Falta de provas ou uma emergencial saída "técnica"? Ou não chamar a atenção para a fragilidade jurídica e ao mesmo tempo confundir os leigos em Direito Constitucional e Administrativo? Mesmo que tivesse provas e substanciais, qualquer decisão da Comissão Processante corria o risco de ser declarada nula diante dos sucessivos posicionamentos do Tribunal sobre a Emenda 6.

Lei IX

O procurador da Câmara, Pedro Paulo Schramm discorda frontalmente de mim e das alegações da defesa do prefeito. Contudo, admite que a Emenda contém um vício no caso do número das testemunhas e que isso podia e pode invalidar os processos. Terá que adequá-la. É um bom começo. Disse-me que desconhecia a decisão liminar sobre os 90 dias. Mas, ela é pública e disponível, principalmente sendo ele uma das partes interessadas.
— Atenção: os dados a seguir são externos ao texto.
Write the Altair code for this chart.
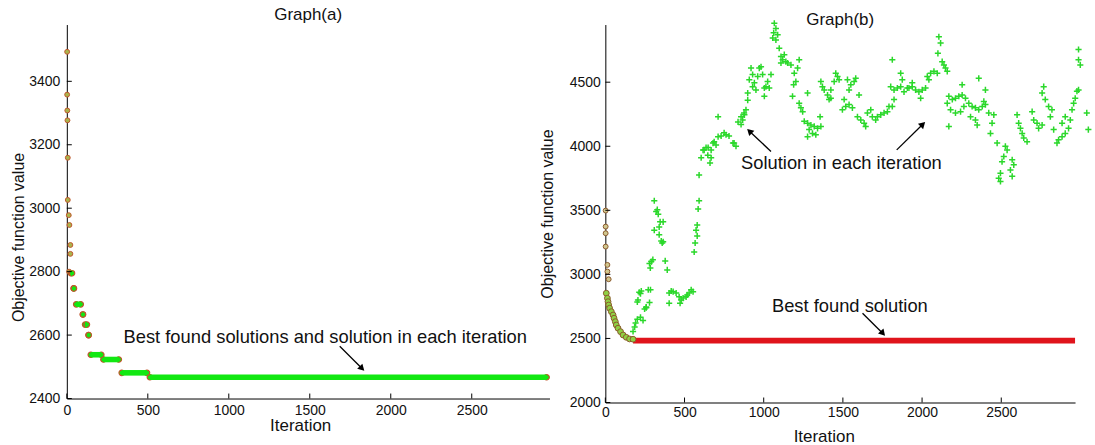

É que Pedro Paulo e os vereadores apostam tudo no julgamento do Pleno do Tribunal no dia 20 para ver quem tem razão no mérito sobre este assunto: valerá o Decreto Lei 201/67ou a Emenda 6? Então, até lá, parece ser uma disputa entre dois Poderes, suas assessorias jurídicas e torcidas partidárias. Tem operador do direito que se vestiu de árbitro, juiz, jurista e doutrinador para satisfazer a uma disputa de poder.

Lei X

O que é Lei? Segundo o dicionário Houaiss "é uma regra, prescrição escrita que emana da autoridade soberana de uma dada sociedade e impõe a todos os indivíduos a obrigação de submeter-se a ela sob pena das sanções". Ou seja, ela é que nos torna iguais. E para mudá-la é preciso ter fundamento filosófico e doutrinário, além de amparo sistemático, legal e constitucional. O casuísmo retira da Lei a força, a legitimidade e pode anular atos amparados por ela. Esta Emenda 6, do jeito que as coisas vão, pode estar com os dias contados.